Quote only the span from the first line of the entries to the line containing "0.06, 0.03, 0]", both ends kept. Leave every picture out.

**Record excerpts**

● ● ● ●

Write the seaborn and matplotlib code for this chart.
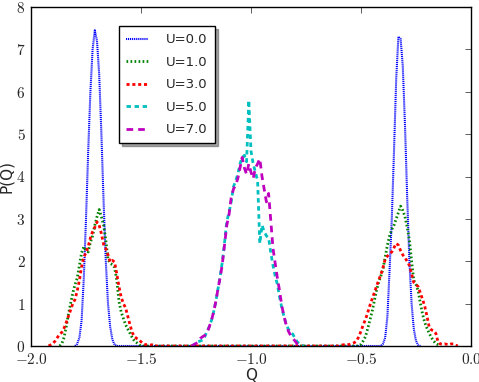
import numpy as np
import pandas as pd
import matplotlib
matplotlib.use("Agg")
import matplotlib.pyplot as plt
import seaborn as sns

# ----------------------------------------------------------------------
# data: histogram P(Q), bin width 0.01, each list starts at the given Q
# ----------------------------------------------------------------------
labels = ["U=0.0", "U=1.0", "U=3.0", "U=5.0", "U=7.0"]

u0_left_start = -1.80
u0_left = [0, 0.05, 0.2, 0.6, 1.6, 3.0, 4.6, 6.0, 7.0, 7.45, 7.2, 6.4, 5.0, 3.4,
           2.0, 1.0, 0.45, 0.15, 0.03, 0]
u0_right_start = -0.41
u0_right = [0, 0.05, 0.2, 0.7, 1.8, 3.0, 4.6, 6.3, 7.3, 7.25, 6.6, 5.2, 3.5, 2.0,
            1.0, 0.4, 0.12, 0.02, 0]

u1_left_start = -1.87
u1_left = [0, 0.05, 0.2, 0.45, 0.75, 1.0, 1.25, 1.45, 1.6, 1.9, 2.2, 2.34, 2.25,
           2.22, 2.45, 2.6, 2.85, 3.05, 3.22, 3.05, 2.85, 2.5, 2.05, 1.95, 1.92,
           1.85, 1.55, 1.05, 0.8, 0.65, 0.5, 0.4, 0.3, 0.2, 0.12, 0.08, 0.03, 0]
u1_right_start = -0.51
u1_right = [0, 0.04, 0.12, 0.22, 0.4, 0.6, 0.8, 1.05, 1.3, 1.5, 1.65, 1.82, 2.1,
            2.38, 2.6, 2.75, 2.85, 3.0, 3.15, 3.3, 3.2, 3.05, 2.8, 2.5, 2.0, 1.55,
            1.45, 1.3, 1.0, 0.75, 0.55, 0.42, 0.3, 0.2, 0.12, 0.06, 0.03, 0]

u3_left_start = -1.92
u3_left = [0, 0.03, 0.06, 0.12, 0.2, 0.28, 0.32, 0.42, 0.55, 0.7, 0.85, 1.0, 1.1,
           1.3, 1.55, 1.87, 2.1, 2.2, 2.35, 2.55, 2.7, 2.8, 2.93, 2.85, 2.65, 2.4,
           2.3, 2.15, 1.98, 2.02, 1.98, 1.7, 1.4, 1.15, 1.0, 0.9, 0.7, 0.5, 0.32,
           0.22, 0.18, 0.15, 0.1, 0.05, 0.03, 0.04, 0.02, 0.03, 0]
u3_right_start = -0.60
u3_right = [0, 0.02, 0.03, 0.02, 0.03, 0.04, 0.06, 0.08, 0.12, 0.22, 0.35, 0.5,
            0.62, 0.78, 0.95, 1.1, 1.25, 1.4, 1.55, 1.68, 1.85, 2.05, 2.12, 2.18,
            2.22, 2.32, 2.42, 2.38, 2.25, 2.15, 2.08, 2.0, 1.9, 1.7, 1.5, 1.45,
            1.4, 1.25, 1.1, 0.93, 0.7, 0.45, 0.38, 0.36, 0.3, 0.1, 0.05, 0.04,
            0.05, 0.04, 0.03, 0.05, 0.05, 0.02, 0]

u5_start = -1.27
u5 = [0, 0.03, 0.08, 0.1, 0.12, 0.14, 0.22, 0.35, 0.45, 0.6, 0.8, 1.05, 1.35,
      1.65, 2.0, 2.45, 2.95, 3.15, 3.4, 3.75, 3.9, 4.05, 4.3, 4.45, 4.5, 4.35,
      5.8, 4.6, 4.3, 4.1, 3.9, 2.42, 2.85, 2.7, 2.6, 2.55, 2.2, 1.9, 1.65, 1.45,
      1.15, 0.9, 0.7, 0.5, 0.4, 0.32, 0.28, 0.18, 0.1, 0.05, 0.02, 0]

u7_start = -1.27
u7 = [0, 0.03, 0.06, 0.1, 0.18, 0.22, 0.25, 0.3, 0.45, 0.6, 0.8, 1.05, 1.35,
      1.62, 1.95, 2.4, 2.85, 3.1, 3.5, 3.7, 3.8, 3.95, 4.2, 4.45, 4.2, 4.05, 4.3,
      4.1, 3.95, 4.2, 4.3, 4.42, 4.0, 3.7, 3.4, 3.6, 2.95, 2.3, 1.95, 1.6, 1.3,
      0.95, 0.7, 0.5, 0.35, 0.25, 0.18, 0.12, 0.05, 0.02, 0]

x_ticks = [-2.0, -1.5, -1.0, -0.5, 0.0]
y_ticks = [0, 1, 2, 3, 4, 5, 6, 7, 8]


def segment(start, vals):
    q = np.round(start + 0.01 * np.arange(len(vals)), 2)
    return q, np.array(vals, dtype=float)


def series(*parts):
    qs, ps = zip(*[segment(s, v) for s, v in parts])
    return pd.DataFrame({"Q": np.concatenate(qs), "P": np.concatenate(ps)})


data = [
    series((u0_left_start, u0_left), (u0_right_start, u0_right)),
    series((u1_left_start, u1_left), (u1_right_start, u1_right)),
    series((u3_left_start, u3_left), (u3_right_start, u3_right)),
    series((u5_start, u5)),
    series((u7_start, u7)),
]

colors = ["#0000ff", "#008000", "#ff0000", "#00bfbf", "#bf00bf"]
widths = [1.5, 2.0, 2.0, 2.0, 2.0]
dashes = [(0.8, 0.6), (1.2, 1.7), (2.2, 2.0), (3.2, 2.6), (4.8, 3.6)]

# ----------------------------------------------------------------------
# plot
# ----------------------------------------------------------------------
sns.set_style("white")
plt.rcParams["font.family"] = ["DejaVu Sans"]
plt.rcParams["mathtext.fontset"] = "cm"
plt.rcParams["lines.scale_dashes"] = False

fig = plt.figure(figsize=(4.79, 3.82), dpi=100)
ax = fig.add_axes([31 / 479, 36 / 382, 440 / 479, 339 / 382])

for df, lab, c, lw, d in zip(data, labels, colors, widths, dashes):
    sns.lineplot(data=df, x="Q", y="P", ax=ax, color=c, lw=lw,
                 label=lab, sort=False, estimator=None)
    ax.lines[-1].set_dashes(d)

ax.set_xlim(-2.0, 0.0)
ax.set_ylim(0, 8)
ax.set_xticks(x_ticks)
ax.set_xticklabels(["$%.1f$" % t for t in x_ticks])
ax.set_yticks(y_ticks)
ax.set_yticklabels(["$%d$" % t for t in y_ticks])
ax.tick_params(direction="in", length=4, width=0.6, top=True, right=True,
               labelsize=11, pad=4, color="#444444")
for s in ax.spines.values():
    s.set_color("black")
    s.set_linewidth(1.0)

ax.set_xlabel("Q", fontsize=11)
ax.set_ylabel("P(Q)", fontsize=11)
ax.xaxis.set_label_coords(0.5, -0.066)
ax.yaxis.set_label_coords(-0.039, 0.5)

leg = ax.legend(loc="upper left", bbox_to_anchor=(0.2, 0.944), borderaxespad=0,
                fontsize=9.5, frameon=True, fancybox=False, shadow=True,
                handlelength=1.67, labelspacing=0.72, handletextpad=1.36,
                borderpad=0.55)
leg.get_frame().set_edgecolor("black")
leg.get_frame().set_linewidth(1.0)
for h, d in zip(leg.get_lines(), dashes):
    h.set_dashes(d)

fig.savefig("out.png", dpi=100, facecolor="white")
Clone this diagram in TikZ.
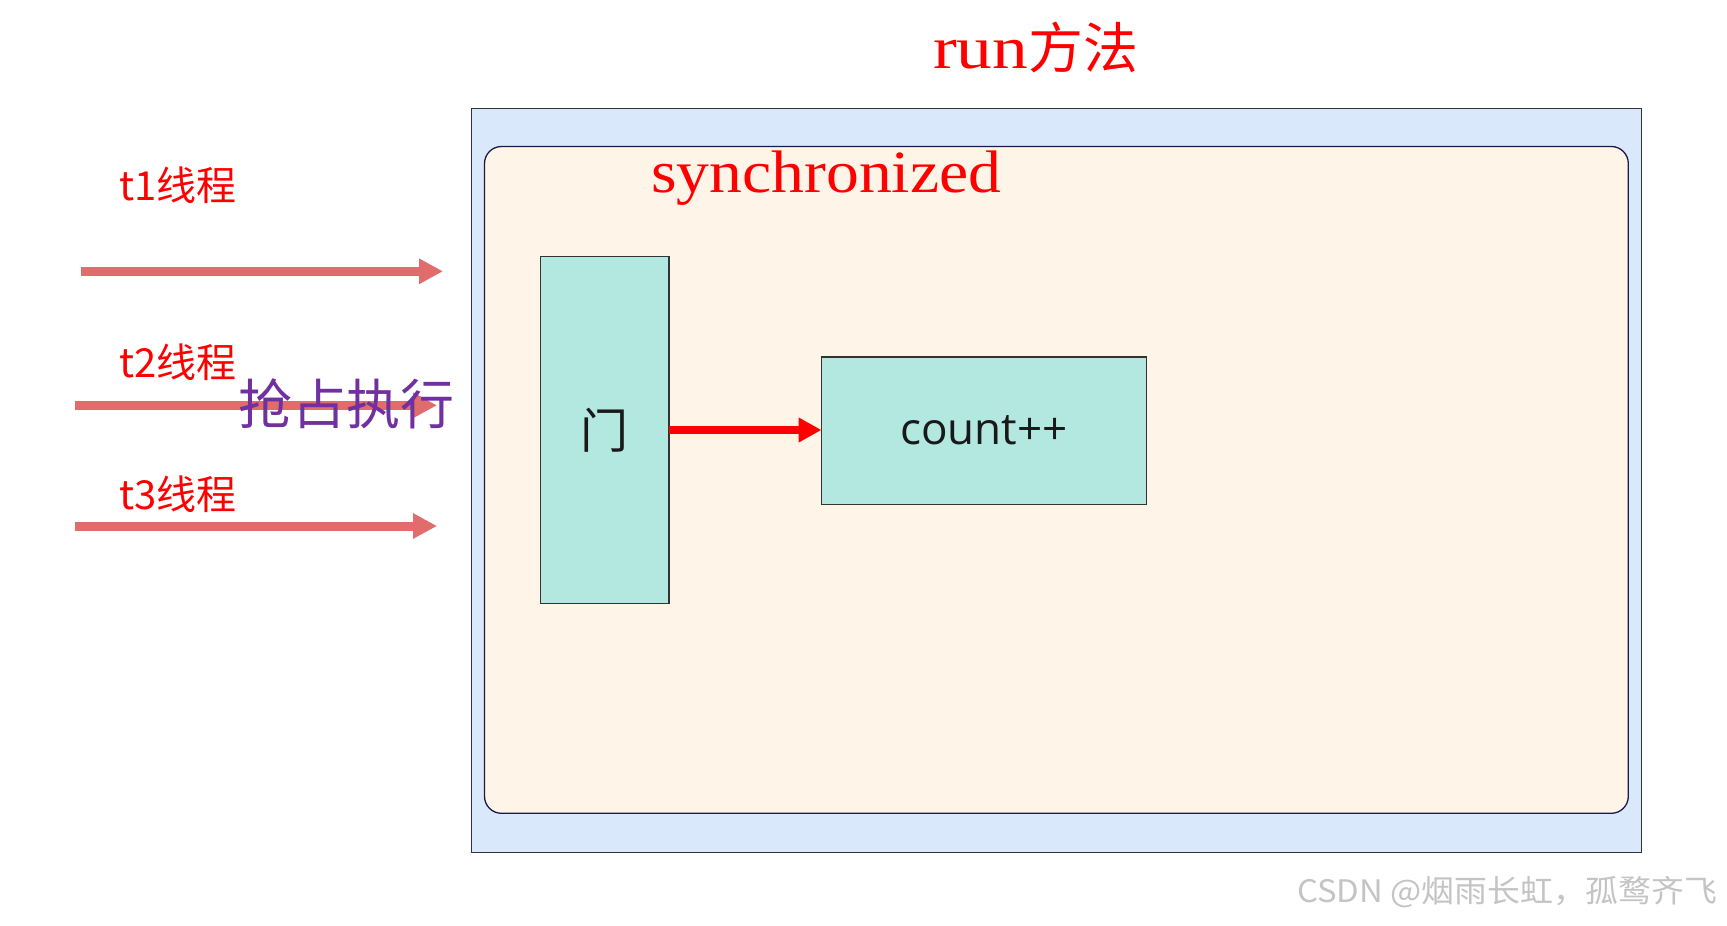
\documentclass[tikz,border=0pt]{standalone}
\usepackage{fontspec}
\usetikzlibrary{arrows.meta}
\newfontfamily\cjk{Noto Sans CJK SC}
\newfontfamily\serifL{Liberation Serif}
\newfontfamily\osans{Open Sans}
\definecolor{outerfill}{HTML}{DAE8FC}
\definecolor{innerfill}{HTML}{FEF4E8}
\definecolor{boxfill}{HTML}{B2E8E0}
\definecolor{threadred}{HTML}{E06C6C}
\definecolor{grabpurple}{HTML}{7030A0}
\definecolor{innerline}{HTML}{1A1A4A}
\definecolor{boxline}{HTML}{333333}
\definecolor{wmgray}{HTML}{C4C4C4}
\begin{document}
\begin{tikzpicture}[x=1pt,y=-1pt,
  plainbox/.style={rectangle, inner sep=0pt, outer sep=0pt},
  outerbox/.style={plainbox, draw=boxline, line width=1.3pt, fill=outerfill},
  innerbox/.style={plainbox, draw=innerline, line width=1.3pt, fill=innerfill, rounded corners=17pt},
  tealbox/.style={plainbox, draw=boxline, line width=1.2pt, fill=boxfill, text=black!90},
  threadarrow/.style={draw=threadred, line width=9pt, -{Triangle[length=24pt,width=24pt]}},
  gatearrow/.style={draw=red, line width=8.3pt, -{Triangle[length=23pt,width=23.5pt]}},
  redlabel/.style={inner sep=0pt, text=red},
  threadlabel/.style={redlabel, anchor=base west, font=\cjk\fontsize{40}{40}\selectfont}
]
\useasboundingbox (0,0) rectangle (1727,926);
\fill[white] (0,0) rectangle (1727,926);

% containers
\node[outerbox, minimum width=1169.8pt, minimum height=744pt] (outer) at (1056.4,480.3) {};
\node[innerbox, minimum width=1143.8pt, minimum height=666.8pt] (inner) at (1056.4,479.9) {};

% title labels
\node[redlabel, anchor=base west] (runlbl) at (933,68.3)
  {{\fontsize{60}{60}\selectfont\serifL\scalebox{1.19}[1]{run}}{\cjk\fontsize{55}{55}\selectfont 方法}};
\node[redlabel, anchor=base west] (synclbl) at (651,192.3)
  {\fontsize{60}{60}\selectfont\serifL\scalebox{1.094}[1]{synchronized}};

% gate and count
\node[tealbox, minimum width=128.2pt, minimum height=347pt, font=\cjk\fontsize{48}{48}\selectfont] (gate) at (604.9,430.1) {门};
\node[tealbox, minimum width=325.1pt, minimum height=147.4pt, font=\osans\fontsize{44}{44}\selectfont] (count) at (984.05,430.7) {count++};
\draw[gatearrow] (gate.east |- 0,430) -- (count.west |- 0,430);

% threads
\coordinate (t1s) at (81,271.3);
\coordinate (t1e) at (443,271.3);
\coordinate (t2s) at (75,405.3);
\coordinate (t2e) at (437,405.3);
\coordinate (t3s) at (75,526);
\coordinate (t3e) at (437,526);
\draw[threadarrow] (t1s) -- (t1e);
\draw[threadarrow] (t2s) -- (t2e);
\draw[threadarrow] (t3s) -- (t3e);

\node[threadlabel] (t1lbl) at (119,200) {t1线程};
\node[threadlabel] (t2lbl) at (119,377.3) {t2线程};
\node[threadlabel] (t3lbl) at (119,509) {t3线程};

\node[inner sep=0pt, text=grabpurple, font=\cjk\fontsize{54}{54}\selectfont] (grab) at (346,404) {抢占执行};

% watermark
\node[inner sep=0pt, anchor=west, text=wmgray, font=\cjk\fontsize{31}{31}\selectfont] (wm) at (1297,892)
  {\scalebox{1.06}[1]{CSDN @烟雨长虹，孤鹜齐飞}};
\end{tikzpicture}
\end{document}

● ● ● ●

**Solution below**
Write the seaborn and matplotlib code for this chart.
import numpy as np
import pandas as pd
import matplotlib
matplotlib.use("Agg")
import matplotlib.pyplot as plt
import seaborn as sns

# ----------------------------------------------------------------------
# data: histogram P(Q), bin width 0.01, each list starts at the given Q
# ----------------------------------------------------------------------
labels = ["U=0.0", "U=1.0", "U=3.0", "U=5.0", "U=7.0"]

u0_left_start = -1.80
u0_left = [0, 0.05, 0.2, 0.6, 1.6, 3.0, 4.6, 6.0, 7.0, 7.45, 7.2, 6.4, 5.0, 3.4,
           2.0, 1.0, 0.45, 0.15, 0.03, 0]
u0_right_start = -0.41
u0_right = [0, 0.05, 0.2, 0.7, 1.8, 3.0, 4.6, 6.3, 7.3, 7.25, 6.6, 5.2, 3.5, 2.0,
            1.0, 0.4, 0.12, 0.02, 0]

u1_left_start = -1.87
u1_left = [0, 0.05, 0.2, 0.45, 0.75, 1.0, 1.25, 1.45, 1.6, 1.9, 2.2, 2.34, 2.25,
           2.22, 2.45, 2.6, 2.85, 3.05, 3.22, 3.05, 2.85, 2.5, 2.05, 1.95, 1.92,
           1.85, 1.55, 1.05, 0.8, 0.65, 0.5, 0.4, 0.3, 0.2, 0.12, 0.08, 0.03, 0]
u1_right_start = -0.51
u1_right = [0, 0.04, 0.12, 0.22, 0.4, 0.6, 0.8, 1.05, 1.3, 1.5, 1.65, 1.82, 2.1,
            2.38, 2.6, 2.75, 2.85, 3.0, 3.15, 3.3, 3.2, 3.05, 2.8, 2.5, 2.0, 1.55,
            1.45, 1.3, 1.0, 0.75, 0.55, 0.42, 0.3, 0.2, 0.12, 0.06, 0.03, 0]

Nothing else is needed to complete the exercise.